Kalamazoo Chinese Academy (KCA) is a 501c(3) non-profit educational organization dedicated to providing Chinese language and cultural experiences to youth from all cultural, racial, and ethnic backgrounds in the greater Kalamazoo area.
The curriculum has been well-designed for students to develop both their oral and written communication skills in the Chinese language. In addition to language instruction, our school offers many opportunities to participate in Chinese cultural programs. This includes cultural classes in our school and participation in various festivals in our community.
To provide Chinese language and cultural experiences to K-12 students from all cultural, racial, and ethnic backgrounds in the greater Kalamazoo community.
To bridge the culture gap and enhance the community's understanding of Chinese culture. To prepare students for meaningful and successful participation in the global environment.
In addition to offering heritage and non-heritage Chinese language classes for various proficiency levels, KCA also offers cultural enrichment programs and activities that are engaging, entertaining, enlightening, and educational. Chinese dance classes are offered for multiple age groups with or without prior dance experience. Classes include Chinese folk, ballet, and creative movements, and are a beautiful fusion of various dance styles and techniques. Chinese YoYo (diabolo) classes provide an opportunity for youth to come together to play this ancient spinning game that provides endless levels of skill development, challenge, and entertainment. Students gather to learn challenging new tricks while perfecting dazzling routines, with more experienced students helping novice students learn how to spin, toss, and perform various other tricks. Finally, lion dance classes, which are a hybrid of dance and martial arts, help the younger generation connect with this long-standing tradition while incorporating greater gender inclusion.
KCA supports local businesses and nonprofits by collaborating with local organizations and participating in local events, such as the China Festival hosted by WMU, Chinese New Year Gala hosted by the Chinese Association of Greater Kalamazoo (CAGK), Art Hop hosted by the Arts Council of Greater Kalamazoo, the building of a Chinese language book section at Portage District Library, etc. At some of these events, KCA dance students and YoYo club members get the opportunity to perform and show off their talents, serve as cultural ambassadors, and celebrate their rising confidence and pride as Chinese Americans and/or as performers.
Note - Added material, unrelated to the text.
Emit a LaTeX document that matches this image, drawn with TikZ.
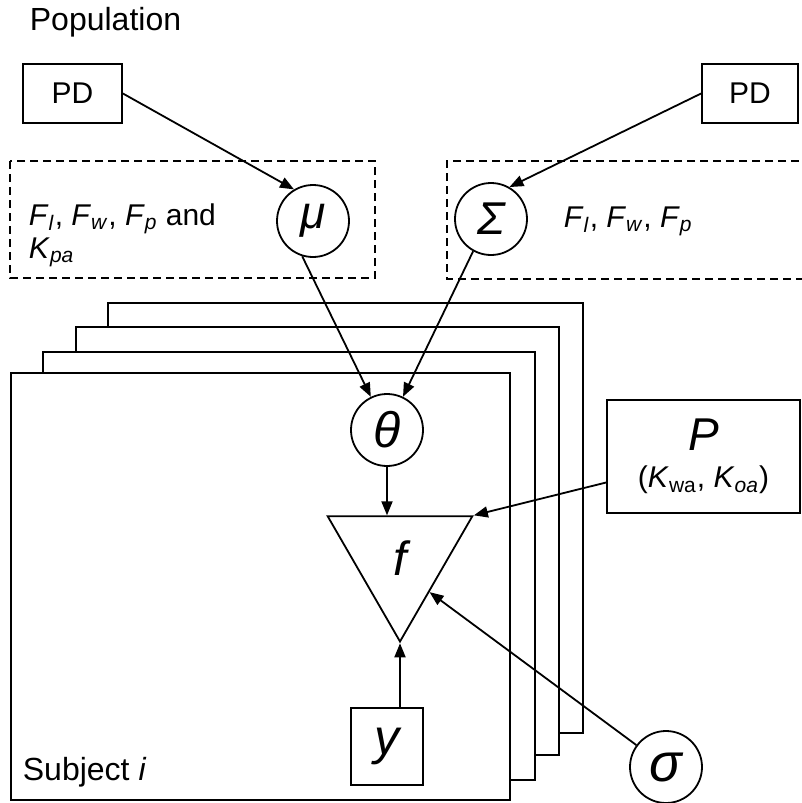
\documentclass[tikz,border=0pt]{standalone}
\usepackage{fontspec}
\setmainfont{Liberation Sans}
\usetikzlibrary{arrows.meta, calc, shapes.geometric}

\newcommand{\sub}[2]{\textit{#1}\textsubscript{\textit{#2}}}

\begin{document}
\begin{tikzpicture}[
x=0.5pt, y=-0.5pt,
line width=0.9pt,
inner sep=0 pt,
font=\fontsize{15}{16.5}\selectfont,
>={Triangle[length=7pt, width=5.5pt]},
varnode/.style={
circle,
draw,
minimum size=36pt,
font=\fontsize{23}{26}\selectfont\itshape,
},
boxnode/.style={
rectangle,
draw,
},
groupbox/.style={
draw,
dash pattern=on 4pt off 2.5pt,
},
plate/.style={
draw,
fill=white,
},
]
\useasboundingbox (0,0) rectangle (802,803);

% population level
\node [anchor=base west, font=\fontsize{16}{18}\selectfont] at (29,31) (pop) {Population};
\node [boxnode, minimum width=49.5pt, minimum height=29.5pt] at (72.5,93.5) (pdl) {PD};
\node [boxnode, minimum width=48pt, minimum height=29.5pt] at (750,93.5) (pdr) {PD};

\draw [groupbox] (10,161) rectangle (375,278);
\draw [groupbox] (812,161) -| (447,279) -- (812,279);
\node [anchor=base west, align=left] at (28,258) (fixl)
{\sub{F}{l}, \sub{F}{w}, \sub{F}{p} and\\\sub{K}{pa}};
\node [anchor=base west] at (563,227) (fixr) {\sub{F}{l}, \sub{F}{w}, \sub{F}{p}};

\node [varnode] at (313,221) (mu) {μ};
\node [varnode] at (491,219) (Sigma) {Σ};

% subject plates
\foreach \l/\t/\r/\b in {108/303/583/733, 76/327/559/755, 43/352/535/780, 11/373/510/800}
\draw [plate] (\l,\t) rectangle (\r,\b);
\node [anchor=base west, font=\fontsize{16}{18}\selectfont] at (22,780) (subj) {Subject \textit{i}};

% subject level
\node [varnode, font=\fontsize{25}{26}\selectfont\itshape] at (387,430) (theta) {θ};
\node [draw, regular polygon, regular polygon sides=3, shape border rotate=180,
minimum size=83.5pt, font=\fontsize{24}{26}\selectfont\itshape] at (400,558) (f) {f};
\node [boxnode, minimum width=36pt, minimum height=38.5pt,
font=\fontsize{25}{26}\selectfont\itshape] at (387,746.5) (y) {y};
\coordinate (fin) at ($(f.corner 1)!0.4!(f.corner 2)$);

% fixed inputs
\node [boxnode, minimum width=96.5pt, minimum height=56.5pt, align=center] at (703.5,456.5) (P)
{{\fontsize{23}{24}\selectfont\itshape P}\\[2pt](\textit{K}\textsubscript{wa}, \sub{K}{oa})};
\node [varnode, font=\fontsize{27}{28}\selectfont\itshape] at (666,767) (sigma) {σ};

\draw [->] (pdl.east) -- (mu.121);
\draw [->] (pdr.west) -- (Sigma.60);
\draw [->] (mu.253) -- (theta);
\draw [->] (Sigma.241) -- (theta);
\draw [->] (theta) -- (theta |- f.north);
\draw [->] (f.corner 1 |- y.north) -- (f.corner 1);
\draw [->] ([yshift=-13pt]P.west) -- (f.corner 2);
\draw [->] (sigma) -- (fin);

\end{tikzpicture}
\end{document}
As the world grows more diverse each day, it becomes more and more important for our youth to develop an appreciation toward other languages and cultures and to be globally competent. KCA provides youth access to a unique opportunity to develop global competence that would otherwise not be available in the greater Kalamazoo community. Non-heritage youth have the opportunity to learn another language at a younger age, when language acquisition is often faster and easier. Additionally, KCA creates an environment where heritage youth can appreciate, embrace, and celebrate their Chinese heritage and develop their identity as Asian Americans. Together, students and families from both heritage and non-heritage backgrounds come together to build community and work together to achieve common goals. When our youth are globally aware and feel a sense of belonging and a connection to their community, they are more likely to participate in and contribute to their community, and the civic engagement of our new generation is critical to our democracy.
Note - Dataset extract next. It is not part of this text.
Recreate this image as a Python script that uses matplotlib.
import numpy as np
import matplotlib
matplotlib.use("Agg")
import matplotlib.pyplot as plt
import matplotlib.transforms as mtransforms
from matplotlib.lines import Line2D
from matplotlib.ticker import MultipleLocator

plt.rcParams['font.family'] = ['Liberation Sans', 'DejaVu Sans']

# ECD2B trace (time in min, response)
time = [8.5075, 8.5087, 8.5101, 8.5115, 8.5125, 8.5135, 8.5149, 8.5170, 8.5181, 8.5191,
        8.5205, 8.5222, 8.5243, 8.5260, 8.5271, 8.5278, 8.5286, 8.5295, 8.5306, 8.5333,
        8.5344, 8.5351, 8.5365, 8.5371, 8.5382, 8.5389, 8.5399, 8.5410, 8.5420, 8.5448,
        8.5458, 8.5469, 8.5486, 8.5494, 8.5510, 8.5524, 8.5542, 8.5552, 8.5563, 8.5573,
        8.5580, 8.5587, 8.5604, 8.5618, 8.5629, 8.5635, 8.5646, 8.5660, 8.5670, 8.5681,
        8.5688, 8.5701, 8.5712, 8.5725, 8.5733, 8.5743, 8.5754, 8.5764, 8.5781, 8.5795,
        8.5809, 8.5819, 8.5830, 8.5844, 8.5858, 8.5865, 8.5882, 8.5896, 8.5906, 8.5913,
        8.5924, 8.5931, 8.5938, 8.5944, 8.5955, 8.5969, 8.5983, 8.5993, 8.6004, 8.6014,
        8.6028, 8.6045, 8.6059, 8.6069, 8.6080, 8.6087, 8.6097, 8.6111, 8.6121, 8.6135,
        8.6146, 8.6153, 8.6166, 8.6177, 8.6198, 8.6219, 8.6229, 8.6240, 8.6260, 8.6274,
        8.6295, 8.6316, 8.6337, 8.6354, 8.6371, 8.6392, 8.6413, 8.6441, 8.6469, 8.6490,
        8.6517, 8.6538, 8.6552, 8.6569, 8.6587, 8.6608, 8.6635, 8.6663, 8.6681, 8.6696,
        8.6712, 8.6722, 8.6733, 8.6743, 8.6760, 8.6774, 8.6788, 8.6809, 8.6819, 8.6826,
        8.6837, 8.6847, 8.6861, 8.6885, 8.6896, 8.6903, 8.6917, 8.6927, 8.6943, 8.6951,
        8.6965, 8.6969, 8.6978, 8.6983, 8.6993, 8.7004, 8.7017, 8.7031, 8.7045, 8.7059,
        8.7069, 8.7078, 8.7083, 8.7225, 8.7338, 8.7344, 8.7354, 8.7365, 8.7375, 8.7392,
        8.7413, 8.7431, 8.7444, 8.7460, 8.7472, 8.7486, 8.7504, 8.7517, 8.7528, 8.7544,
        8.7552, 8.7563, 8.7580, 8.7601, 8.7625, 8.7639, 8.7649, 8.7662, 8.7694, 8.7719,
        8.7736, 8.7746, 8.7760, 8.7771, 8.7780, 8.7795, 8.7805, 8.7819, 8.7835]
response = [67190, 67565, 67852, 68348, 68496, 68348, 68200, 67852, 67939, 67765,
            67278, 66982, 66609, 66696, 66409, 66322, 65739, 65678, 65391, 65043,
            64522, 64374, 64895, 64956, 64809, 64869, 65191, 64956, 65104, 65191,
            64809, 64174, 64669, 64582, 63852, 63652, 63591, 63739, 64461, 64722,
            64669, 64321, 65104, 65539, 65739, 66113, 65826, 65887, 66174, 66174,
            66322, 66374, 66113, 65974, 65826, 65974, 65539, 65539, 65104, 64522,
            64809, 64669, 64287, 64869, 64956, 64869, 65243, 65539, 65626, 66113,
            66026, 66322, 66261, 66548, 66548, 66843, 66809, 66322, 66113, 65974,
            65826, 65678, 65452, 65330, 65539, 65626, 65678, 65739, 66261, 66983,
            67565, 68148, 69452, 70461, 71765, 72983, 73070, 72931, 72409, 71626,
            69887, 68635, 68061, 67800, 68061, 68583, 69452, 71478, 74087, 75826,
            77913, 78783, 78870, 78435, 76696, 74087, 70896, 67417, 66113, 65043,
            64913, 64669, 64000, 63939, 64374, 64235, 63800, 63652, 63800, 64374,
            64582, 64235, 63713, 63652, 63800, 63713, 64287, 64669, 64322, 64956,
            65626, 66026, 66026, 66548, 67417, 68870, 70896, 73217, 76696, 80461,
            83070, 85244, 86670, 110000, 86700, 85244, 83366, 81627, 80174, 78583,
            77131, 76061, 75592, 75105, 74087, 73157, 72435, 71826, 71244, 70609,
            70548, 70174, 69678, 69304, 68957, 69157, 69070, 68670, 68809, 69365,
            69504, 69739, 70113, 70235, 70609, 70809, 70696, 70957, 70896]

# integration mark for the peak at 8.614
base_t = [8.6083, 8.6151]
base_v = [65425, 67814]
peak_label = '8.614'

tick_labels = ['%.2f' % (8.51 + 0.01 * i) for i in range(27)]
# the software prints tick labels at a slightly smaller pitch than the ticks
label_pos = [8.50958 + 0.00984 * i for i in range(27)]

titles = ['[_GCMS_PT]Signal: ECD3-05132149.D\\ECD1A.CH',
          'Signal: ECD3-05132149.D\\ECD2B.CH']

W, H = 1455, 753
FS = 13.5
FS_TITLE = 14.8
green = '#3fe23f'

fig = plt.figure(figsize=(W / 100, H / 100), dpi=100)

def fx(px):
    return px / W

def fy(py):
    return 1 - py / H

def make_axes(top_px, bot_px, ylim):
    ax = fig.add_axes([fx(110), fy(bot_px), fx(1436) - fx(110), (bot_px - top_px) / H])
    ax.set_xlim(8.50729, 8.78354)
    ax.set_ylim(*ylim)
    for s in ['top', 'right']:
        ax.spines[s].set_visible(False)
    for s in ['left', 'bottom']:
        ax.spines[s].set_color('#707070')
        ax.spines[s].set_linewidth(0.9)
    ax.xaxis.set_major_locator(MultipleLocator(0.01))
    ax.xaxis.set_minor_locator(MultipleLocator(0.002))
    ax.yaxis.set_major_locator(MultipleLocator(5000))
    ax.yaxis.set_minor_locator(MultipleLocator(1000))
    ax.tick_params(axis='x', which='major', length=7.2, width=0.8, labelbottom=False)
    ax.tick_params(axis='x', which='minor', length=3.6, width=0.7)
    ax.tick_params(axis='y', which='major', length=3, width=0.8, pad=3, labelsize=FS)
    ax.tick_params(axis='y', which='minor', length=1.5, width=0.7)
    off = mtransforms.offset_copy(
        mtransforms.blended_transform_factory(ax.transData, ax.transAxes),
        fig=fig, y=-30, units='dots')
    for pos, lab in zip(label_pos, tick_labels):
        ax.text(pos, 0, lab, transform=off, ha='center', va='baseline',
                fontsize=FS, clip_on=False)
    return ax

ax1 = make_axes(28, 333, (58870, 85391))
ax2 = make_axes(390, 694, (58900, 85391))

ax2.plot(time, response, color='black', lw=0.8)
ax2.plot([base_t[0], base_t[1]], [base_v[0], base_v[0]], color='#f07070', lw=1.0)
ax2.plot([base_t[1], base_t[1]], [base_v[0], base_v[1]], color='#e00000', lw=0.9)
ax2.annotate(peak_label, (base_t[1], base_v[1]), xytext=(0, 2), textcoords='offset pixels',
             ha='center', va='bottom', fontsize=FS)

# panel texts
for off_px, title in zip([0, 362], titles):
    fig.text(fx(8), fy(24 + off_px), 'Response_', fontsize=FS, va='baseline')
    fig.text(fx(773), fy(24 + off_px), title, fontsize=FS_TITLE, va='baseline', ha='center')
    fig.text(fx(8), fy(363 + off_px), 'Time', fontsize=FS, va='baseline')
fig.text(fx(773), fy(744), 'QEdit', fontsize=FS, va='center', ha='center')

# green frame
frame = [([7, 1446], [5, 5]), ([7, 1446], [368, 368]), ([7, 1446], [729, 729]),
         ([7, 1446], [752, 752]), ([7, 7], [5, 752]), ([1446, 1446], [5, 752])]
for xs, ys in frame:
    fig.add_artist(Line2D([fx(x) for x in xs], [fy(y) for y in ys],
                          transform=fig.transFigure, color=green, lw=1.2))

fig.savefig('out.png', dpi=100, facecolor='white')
Kalamazoo Chinese Academy does not and shall not discriminate on the basis of race, color, religion, national origin, sex, pregnancy, sexual orientation, gender identity, age, protected disability, protected veteran status, genetic information, height, weight, or marital status.
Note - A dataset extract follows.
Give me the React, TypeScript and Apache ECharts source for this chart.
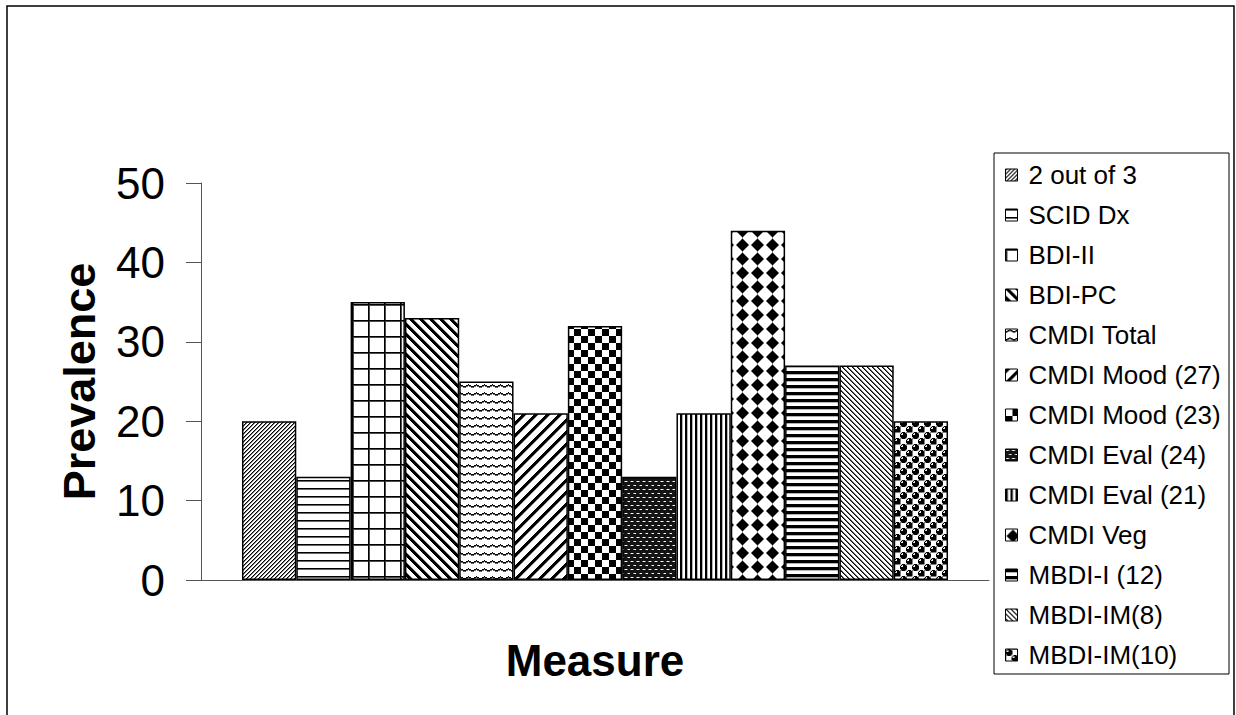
import React, { useEffect, useRef } from "react";
import * as echarts from "echarts";

// Prevalence of depression by measure (one category, one bar per measure)
const measures = [
  "2 out of 3",
  "SCID Dx",
  "BDI-II",
  "BDI-PC",
  "CMDI Total",
  "CMDI Mood (27)",
  "CMDI Mood (23)",
  "CMDI Eval (24)",
  "CMDI Eval (21)",
  "CMDI Veg",
  "MBDI-I (12)",
  "MBDI-IM(8)",
  "MBDI-IM(10)",
];
const prevalence = [20, 13, 35, 33, 25, 21, 32, 13, 21, 44, 27, 27, 20];
const categories = [""];
const yMin = 0;
const yMax = 50;
const yStep = 10;

const FONT = '"Liberation Sans", Arial, sans-serif';

type Shade = (x: number, y: number) => number; // 0 = white, 1 = black

const mod = (a: number, n: number) => ((a % n) + n) % n;

// Builds a small black & white tile that ECharts repeats as a fill pattern
function makeTile(w: number, h: number, shade: Shade) {
  const c = document.createElement("canvas");
  c.width = w;
  c.height = h;
  const ctx = c.getContext("2d")!;
  const img = ctx.createImageData(w, h);
  for (let y = 0; y < h; y++) {
    for (let x = 0; x < w; x++) {
      const v = Math.max(0, Math.min(1, shade(x, y)));
      const g = Math.round(255 * (1 - v));
      const i = (y * w + x) * 4;
      img.data[i] = g;
      img.data[i + 1] = g;
      img.data[i + 2] = g;
      img.data[i + 3] = 255;
    }
  }
  ctx.putImageData(img, 0, 0);
  return { image: c, repeat: "repeat", imageWidth: w, imageHeight: h } as any;
}

function buildPatterns() {
  return [
    // fine forward diagonal
    makeTile(4, 4, (x, y) => {
      const d = mod(x + y, 4);
      return d === 0 ? 1 : d === 1 ? 0.5 : 0;
    }),
    // thin horizontal lines
    makeTile(8, 8, (x, y) => (y === 0 ? 1 : y === 1 ? 0.6 : 0)),
    // grid
    makeTile(16, 16, (x, y) => (x === 0 || y === 0 ? 1 : x === 1 || y === 1 ? 0.7 : 0)),
    // wide backward diagonal
    makeTile(10, 10, (x, y) => {
      const d = mod(x - y, 10);
      return d < 4 ? 1 : d === 4 ? 0.4 : 0;
    }),
    // wave
    makeTile(8, 8, (x, y) => {
      const yc = Math.abs(x - 4) * 0.5;
      const d = mod(y - yc, 8);
      return d < 1 ? 1 : d < 2 ? 0.6 : 0;
    }),
    // wide forward diagonal
    makeTile(12, 12, (x, y) => {
      const d = mod(x + y, 12);
      return d < 4 ? 1 : d === 4 ? 0.4 : 0;
    }),
    // large checkerboard
    makeTile(14, 14, (x, y) => ((x < 7) !== (y < 7) ? 1 : 0)),
    // dark with small white dots
    makeTile(6, 8, (x, y) => {
      if (y === 1 && (x === 1 || x === 2)) return 0;
      if (y === 5 && (x === 4 || x === 5)) return 0;
      if ((y === 1 && (x === 0 || x === 3)) || (y === 5 && x === 3)) return 0.5;
      return 0.92;
    }),
    // vertical lines
    makeTile(5, 1, (x) => (x < 2 ? 1 : x === 2 ? 0.3 : 0)),
    // diamonds
    makeTile(15, 14, (x, y) => {
      const d = Math.abs(x + 0.5 - 7.5) + Math.abs(y + 0.5 - 7);
      return d <= 5.5 ? 1 : d <= 6.5 ? 0.5 : 0;
    }),
    // thick horizontal lines
    makeTile(7, 7, (x, y) => (y < 3 ? 1 : y === 3 ? 0.3 : 0)),
    // fine backward diagonal
    makeTile(5, 5, (x, y) => {
      const d = mod(x - y, 5);
      return d === 0 ? 1 : d === 1 ? 0.6 : 0;
    }),
    // shaded spheres
    makeTile(12, 12, (x, y) => {
      const balls = [
        [3.5, 3.5],
        [9.5, 9.5],
      ];
      for (const [cx, cy] of balls) {
        const dx = x + 0.5 - cx;
        const dy = y + 0.5 - cy;
        const r = Math.sqrt(dx * dx + dy * dy);
        if (r <= 3.6) {
          const hx = dx + 1.2;
          const hy = dy + 1.2;
          if (Math.sqrt(hx * hx + hy * hy) < 1.1) return 0.1;
          return 1;
        }
      }
      const inOther = (x >= 6) !== (y >= 6);
      if (inOther) {
        const ex = x % 6;
        const ey = y % 6;
        return ex === 0 || ey === 0 ? 0.5 : 0;
      }
      return 0.2;
    }),
  ];
}

export default function App() {
  const ref = useRef<HTMLDivElement>(null);

  useEffect(() => {
    if (!ref.current) return;
    const chart = echarts.init(ref.current, null, { renderer: "svg" });
    const patterns = buildPatterns();

    const series = measures.map((name, i) => ({
      name,
      type: "bar",
      data: [prevalence[i]],
      barGap: "0%",
      barCategoryGap: "10.4%",
      itemStyle: {
        color: patterns[i],
        borderColor: "#000",
        borderWidth: 1.5,
      },
      emphasis: { disabled: true },
    }));

    chart.setOption({
      animation: false,
      backgroundColor: "#fff",
      textStyle: { fontFamily: FONT },
      grid: { left: 201, top: 183, right: 247, bottom: 135, containLabel: false },
      xAxis: {
        type: "category",
        data: categories,
        name: "Measure",
        nameLocation: "middle",
        nameGap: 58,
        nameTextStyle: { fontSize: 44, fontWeight: "bold", color: "#000", fontFamily: FONT },
        axisLine: { show: true, lineStyle: { color: "#555", width: 1 } },
        axisTick: { show: false },
        axisLabel: { show: false },
      },
      yAxis: {
        type: "value",
        min: yMin,
        max: yMax,
        interval: yStep,
        name: "Prevalence",
        nameLocation: "middle",
        nameGap: 99,
        nameTextStyle: { fontSize: 45, fontWeight: "bold", color: "#000", fontFamily: FONT },
        axisLine: { show: true, lineStyle: { color: "#555", width: 1 } },
        axisTick: { show: true, inside: false, length: 15, lineStyle: { color: "#555", width: 1 } },
        axisLabel: { fontSize: 44, color: "#000", margin: 36, fontFamily: FONT },
        splitLine: { show: false },
      },
      legend: {
        orient: "vertical",
        left: 1005,
        top: 162,
        padding: 0,
        itemWidth: 12,
        itemHeight: 12,
        itemGap: 14,
        icon: "rect",
        selectedMode: false,
        data: measures,
        itemStyle: { borderWidth: 1, borderColor: "#000" },
        textStyle: {
          fontSize: 26,
          lineHeight: 26,
          color: "#000",
          fontFamily: FONT,
          padding: [0, 0, 0, 6],
        },
      },
      graphic: [
        {
          type: "rect",
          silent: true,
          shape: { x: 7, y: 6, width: 1227, height: 740 },
          style: { fill: "none", stroke: "#000", lineWidth: 1.5 },
        },
        {
          type: "rect",
          silent: true,
          shape: { x: 994, y: 153, width: 235, height: 521 },
          style: { fill: "none", stroke: "#000", lineWidth: 1 },
        },
      ],
      series,
    });

    return () => chart.dispose();
  }, []);

  return (
    <div
      ref={ref}
      style={{ position: "fixed", left: 0, top: 0, width: 1236, height: 715 }}
    />
  );
}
The idea of starting a Chinese language school to teach the young Chinese children came to my mind in the late spring of 1972 when my daughter, who was a second-grader then, began to speak to me in English after school. The concept became stronger when I saw more young Chinese children losing their Mandarin-speaking ability as they started elementary school. I eventually started the first class of the Kalamazoo Chinese School in 1972 on a Sunday afternoon in the basement of my house. There were eight students, ages 5 through 8. The goals for the students of the school were:
I am very happy to see that the Chinese school has continued to grow and serve families after 48 years. It is meaningful to help our children to become aware of their Chinese heritage background, and also to help non-Chinese families understand Chinese culture.